>> Begin Supplied data

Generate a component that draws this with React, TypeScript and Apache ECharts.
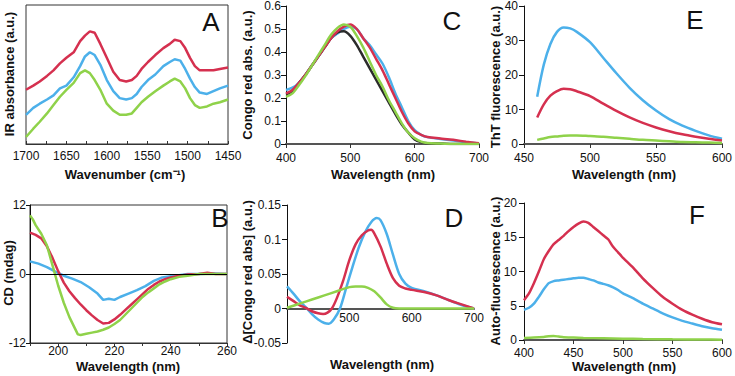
import React, { useEffect, useRef } from "react";
import * as echarts from "echarts";

// ---------- Panel A: IR absorbance ----------
const A_WN = [1700,1691,1683,1674,1666,1658,1650,1641,1633,1627,1621,1615,1608,1600,1592,1584,1576,1569,1563,1557,1549,1540,1530,1522,1516,1509,1503,1497,1491,1485,1476,1468,1460,1450];
const A_RED = [0.39,0.42,0.45,0.49,0.53,0.58,0.62,0.66,0.74,0.78,0.81,0.80,0.72,0.62,0.52,0.46,0.45,0.46,0.49,0.54,0.59,0.64,0.69,0.72,0.75,0.74,0.69,0.62,0.56,0.53,0.53,0.53,0.54,0.55];
const A_BLUE = [0.21,0.26,0.29,0.32,0.35,0.40,0.42,0.48,0.56,0.63,0.66,0.64,0.57,0.46,0.38,0.33,0.32,0.33,0.36,0.41,0.46,0.50,0.56,0.59,0.61,0.60,0.54,0.47,0.41,0.37,0.36,0.38,0.40,0.42];
const A_GREEN = [0.05,0.11,0.16,0.22,0.28,0.34,0.39,0.44,0.51,0.53,0.51,0.46,0.39,0.29,0.24,0.21,0.21,0.22,0.26,0.30,0.34,0.38,0.42,0.45,0.47,0.45,0.40,0.33,0.28,0.26,0.27,0.29,0.30,0.32];

// ---------- Panel B: CD ----------
const B_BLUE_WL = [190,193,196,199,202,205,208,211,214,216,218,220,222,225,228,231,234,237,240,243,246,250,255,260];
const B_BLUE = [2.2,1.8,1.2,0.4,-0.3,-0.8,-1.4,-2.3,-3.4,-4.5,-4.3,-4.5,-4.0,-3.4,-2.8,-2.1,-1.2,-0.6,-0.4,-0.2,0.0,0,0.1,0];
const B_RED_WL = [190,192,194,196,198,200,202,204,206,208,210,212,214,216,218,220,222,224,226,228,230,232,234,236,238,240,243,246,250,253,256,260];
const B_RED = [7.2,6.8,6.2,4.8,2.8,0.5,-1.5,-3.0,-4.2,-5.3,-6.3,-7.2,-8.0,-8.6,-8.5,-7.9,-7.1,-6.2,-5.3,-4.4,-3.5,-2.6,-1.9,-1.3,-0.9,-0.6,-0.3,-0.1,0,0.2,0,0];
const B_GREEN_WL = [190,191,192,194,196,198,200,202,204,206,207,208,210,212,214,216,218,220,222,224,226,228,230,232,234,236,238,240,243,246,250,255,260];
const B_GREEN = [10.2,9.5,8.5,7.0,5.0,1.5,-2.0,-5.0,-7.5,-9.5,-10.5,-10.6,-10.4,-10.2,-10.0,-9.7,-9.3,-8.7,-8.0,-7.0,-6.0,-5.0,-4.0,-3.2,-2.5,-1.8,-1.3,-0.9,-0.5,-0.3,0,0,0];

// ---------- Panel C: Congo red absorbance ----------
const C_WL = [400,410,420,430,440,450,460,470,480,490,500,510,520,530,540,550,560,570,580,590,600,610,620,640,660,680,700];
const C_BLUE = [0.235,0.245,0.265,0.30,0.34,0.38,0.42,0.46,0.48,0.50,0.51,0.50,0.46,0.43,0.39,0.35,0.29,0.22,0.16,0.10,0.06,0.04,0.03,0.022,0.015,0.008,0.002];
const C_BLACK = [0.215,0.23,0.265,0.30,0.34,0.38,0.42,0.46,0.485,0.49,0.47,0.43,0.38,0.33,0.28,0.23,0.18,0.13,0.085,0.05,0.02,0.008,0.003,0.002,0,0,0];
const C_RED = [0.22,0.235,0.265,0.30,0.34,0.38,0.42,0.46,0.49,0.51,0.52,0.50,0.46,0.42,0.37,0.32,0.26,0.20,0.14,0.09,0.055,0.04,0.03,0.024,0.018,0.01,0.003];
const C_GREEN = [0.205,0.22,0.255,0.295,0.34,0.385,0.43,0.475,0.505,0.52,0.51,0.47,0.42,0.36,0.30,0.25,0.19,0.14,0.09,0.05,0.025,0.01,0.004,0.002,0,0,0];

// ---------- Panel D: difference Congo red ----------
const D_BLUE_WL = [400,410,420,430,440,450,460,467,475,485,495,505,515,525,535,544,550,560,570,580,590,600,620,640,660,680,700];
const D_BLUE = [0.032,0.022,0.011,0.002,-0.008,-0.016,-0.021,-0.022,-0.016,0,0.03,0.06,0.088,0.11,0.125,0.131,0.128,0.108,0.078,0.05,0.036,0.03,0.025,0.019,0.012,0.005,0];
const D_RED_WL = [400,410,420,430,440,450,458,465,472,480,490,500,510,520,530,535,540,550,560,570,580,590,600,620,640,660,680,700];
const D_RED = [0.017,0.011,0.005,0.001,-0.004,-0.007,-0.008,-0.006,0,0.015,0.04,0.07,0.093,0.106,0.113,0.114,0.109,0.09,0.065,0.044,0.033,0.029,0.027,0.024,0.019,0.012,0.006,0];
const D_GREEN_WL = [400,420,440,460,480,500,510,520,530,540,550,560,570,580,600,650,700];
const D_GREEN = [0.001,0.007,0.013,0.019,0.025,0.031,0.032,0.032,0.030,0.025,0.016,0.006,0.001,0,0,0,0];

// ---------- Panel E: ThT fluorescence ----------
const E_WL = [460,465,470,475,480,485,490,500,510,520,530,540,550,560,570,580,590,600];
const E_BLUE = [13.7,23,29,32.5,33.8,33.5,32.5,29.5,25,20.5,16.3,12.7,9.7,7.2,5.3,3.8,2.5,1.5];
const E_RED = [7.7,11.5,14,15.3,16,15.9,15.3,13.9,11.7,9.6,7.7,6.1,4.8,3.7,2.8,2.1,1.5,1.0];
const E_GREEN = [1.2,1.6,2.0,2.2,2.4,2.5,2.5,2.3,2.1,1.8,1.5,1.2,1.0,0.8,0.6,0.5,0.4,0.3];

// ---------- Panel F: auto-fluorescence ----------
const F_WL = [400,405,410,415,420,425,430,435,440,445,450,455,460,465,470,475,480,485,490,495,500,510,520,530,540,550,560,570,580,590,600];
const F_RED = [5.8,6.8,8.3,10.0,11.8,13.0,14.0,14.6,15.2,15.9,16.5,17.0,17.3,17.1,16.5,15.9,15.3,14.7,13.6,12.8,12.0,10.6,9.0,7.6,6.3,5.3,4.4,3.7,3.1,2.6,2.3];
const F_BLUE = [4.4,4.7,5.3,6.3,7.4,8.3,8.6,8.7,8.8,8.9,9.0,9.1,9.1,8.9,8.7,8.4,8.2,8.0,7.7,7.3,6.8,6.1,5.3,4.6,3.9,3.3,2.8,2.4,2.0,1.7,1.5];
const F_GREEN_WL = [400,410,420,425,430,435,440,450,460,480,500,520,550,580,600];
const F_GREEN = [0.3,0.35,0.45,0.55,0.6,0.5,0.4,0.35,0.3,0.25,0.2,0.15,0.1,0.07,0.05];

const RED = "#d5304f";
const BLUE = "#4cb0ea";
const GREEN = "#8fd24a";
const BLACK = "#2b2b2b";
const FONT = '"Liberation Sans", Arial, sans-serif';

const pairs = (xs: number[], ys: number[]) => xs.map((x, i) => [x, ys[i]]);

function line(idx: number, xs: number[], ys: number[], color: string, smooth: boolean | number, extra: any = {}) {
  return {
    type: "line",
    xAxisIndex: idx,
    yAxisIndex: idx,
    data: pairs(xs, ys),
    showSymbol: false,
    symbol: "none",
    smooth,
    lineStyle: { color, width: 2.5 },
    itemStyle: { color },
    ...extra,
  };
}

const labelStyle = { fontFamily: FONT, fontSize: 12, color: "#111" };

function xAxis(idx: number, min: number, max: number, interval: number, opts: any = {}) {
  return {
    type: "value",
    gridIndex: idx,
    min,
    max,
    interval,
    splitLine: { show: false },
    axisLine: { onZero: false, lineStyle: { color: "#555", width: 2 } },
    axisTick: { length: 4, lineStyle: { color: "#333" } },
    axisLabel: { ...labelStyle, margin: 8 },
    ...opts,
  };
}

function yAxis(idx: number, min: number, max: number, interval: number, opts: any = {}) {
  return {
    type: "value",
    gridIndex: idx,
    min,
    max,
    interval,
    splitLine: { show: false },
    axisLine: { show: true, lineStyle: { color: "#111", width: 1 } },
    axisTick: { show: true, length: 5, lineStyle: { color: "#111" } },
    axisLabel: { ...labelStyle, margin: 5 },
    ...opts,
  };
}

function title(text: string, x: number, y: number, vertical = false) {
  return {
    type: "text",
    x,
    y,
    rotation: vertical ? Math.PI / 2 : 0,
    style: {
      text,
      fontFamily: FONT,
      fontSize: 13,
      fontWeight: "bold",
      fill: "#111",
      align: "center",
      verticalAlign: "middle",
    },
  };
}

function letter(text: string, x: number, y: number) {
  return {
    type: "text",
    x,
    y,
    style: {
      text,
      fontFamily: FONT,
      fontSize: 26,
      fill: "#111",
      align: "center",
      verticalAlign: "middle",
    },
  };
}

export default function App() {
  const ref = useRef<HTMLDivElement>(null);
  useEffect(() => {
    if (!ref.current) return;
    const chart = echarts.init(ref.current, null, { renderer: "svg" });
    const option: any = {
      animation: false,
      backgroundColor: "#fff",
      grid: [
        { left: 26, top: 5, width: 202, height: 139, show: true, borderColor: "#333", borderWidth: 1 },
        { left: 30, top: 205, width: 197, height: 138, show: true, borderColor: "#333", borderWidth: 1 },
        { left: 286, top: 6, width: 193, height: 138 },
        { left: 287, top: 205, width: 187, height: 138 },
        { left: 524, top: 6, width: 198, height: 138 },
        { left: 524, top: 203, width: 199, height: 137 },
      ],
      xAxis: [
        xAxis(0, 1450, 1700, 25, {
          inverse: true,
          axisLine: { onZero: false, lineStyle: { color: "#333", width: 1 } },
          axisTick: { inside: true, length: 3, lineStyle: { color: "#333" } },
          axisLabel: { ...labelStyle, margin: 6, formatter: (v: number) => (v % 50 === 0 ? String(v) : "") },
        }),
        xAxis(1, 190, 260, 10, {
          axisLine: { onZero: false, lineStyle: { color: "#333", width: 1 } },
          axisTick: { length: 3, lineStyle: { color: "#333" } },
          axisLabel: { ...labelStyle, margin: 2, formatter: (v: number) => (v % 20 === 0 ? String(v) : "") },
        }),
        xAxis(2, 400, 700, 100),
        xAxis(3, 400, 700, 100, {
          offset: -34.5,
          axisLine: { onZero: false, lineStyle: { color: "#555", width: 2 } },
          axisTick: { show: false },
          axisLabel: { ...labelStyle, margin: 3, formatter: (v: number) => (v === 400 ? "" : String(v)) },
        }),
        xAxis(4, 450, 600, 50),
        xAxis(5, 400, 600, 50, { axisLabel: { ...labelStyle, margin: 7 } }),
      ],
      yAxis: [
        yAxis(0, 0, 1, 0.5, { axisLine: { show: false }, axisTick: { show: false }, axisLabel: { show: false } }),
        yAxis(1, -12, 12, 12, { axisTick: { show: true, length: 4 }, axisLabel: { ...labelStyle, margin: 4 } }),
        yAxis(2, 0, 0.6, 0.1, { axisLabel: { ...labelStyle, margin: 5, formatter: (v: number) => String(Number(v.toFixed(2))) } }),
        yAxis(3, -0.05, 0.15, 0.05, { axisLabel: { ...labelStyle, margin: 6, formatter: (v: number) => String(Number(v.toFixed(2))) } }),
        yAxis(4, 0, 40, 10, { axisLabel: { ...labelStyle, margin: 6 } }),
        yAxis(5, 0, 20, 5, { axisLabel: { ...labelStyle, margin: 7 } }),
      ],
      series: [
        line(0, A_WN, A_RED, RED, false),
        line(0, A_WN, A_BLUE, BLUE, false),
        line(0, A_WN, A_GREEN, GREEN, false),

        line(1, B_BLUE_WL, B_BLUE, BLUE, false, {
          markLine: {
            silent: true,
            symbol: "none",
            label: { show: false },
            lineStyle: { color: "#000", width: 1, type: "solid" },
            data: [{ yAxis: 0 }],
          },
        }),
        line(1, B_RED_WL, B_RED, RED, false),
        line(1, B_GREEN_WL, B_GREEN, GREEN, false),

        line(2, C_WL, C_BLUE, BLUE, 0.3),
        line(2, C_WL, C_BLACK, BLACK, 0.3),
        line(2, C_WL, C_RED, RED, 0.3),
        line(2, C_WL, C_GREEN, GREEN, 0.3),

        line(3, D_BLUE_WL, D_BLUE, BLUE, 0.3),
        line(3, D_RED_WL, D_RED, RED, 0.3),
        line(3, D_GREEN_WL, D_GREEN, GREEN, 0.3),

        line(4, E_WL, E_BLUE, BLUE, 0.3),
        line(4, E_WL, E_RED, RED, 0.3),
        line(4, E_WL, E_GREEN, GREEN, 0.3),

        line(5, F_WL, F_RED, RED, 0.2),
        line(5, F_WL, F_BLUE, BLUE, 0.2),
        line(5, F_GREEN_WL, F_GREEN, GREEN, 0.2),
      ],
      graphic: [
        title("IR absorbance (a.u.)", 9, 74, true),
        title("Wavenumber (cm\u207B\u00B9)", 125, 174),
        title("Congo red abs. (a.u.)", 247, 75, true),
        title("Wavelength (nm)", 383, 174),
        title("ThT fluorescence (a.u.)", 495, 77, true),
        title("Wavelength (nm)", 624, 174),
        title("CD (mdag)", 8, 273, true),
        title("Wavelength (nm)", 128, 366),
        title("\u0394[Congo red abs] (a.u.)", 247, 272, true),
        title("Wavelength (nm)", 382, 364),
        title("Auto-fluorescence (a.u.)", 495, 271, true),
        title("Wavelength (nm)", 624, 366),
        letter("A", 211, 22),
        letter("C", 452, 21),
        letter("E", 695, 20),
        letter("B", 220, 218),
        letter("D", 454, 218),
        letter("F", 697, 215),
      ],
    };
    chart.setOption(option);
    return () => chart.dispose();
  }, []);
  return (
    <div
      ref={ref}
      style={{ position: "fixed", left: 0, top: 0, width: 735, height: 376, background: "#fff" }}
    />
  );
}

>> End Supplied data

◆ **Work instructions**
Everything from the top line of the data down to and including the line with "import * as" is to be copied, except the pictures.

◆ **Task response**
Generate a component that draws this with React, TypeScript and Apache ECharts.
import React, { useEffect, useRef } from "react";
import * as echarts from "echarts";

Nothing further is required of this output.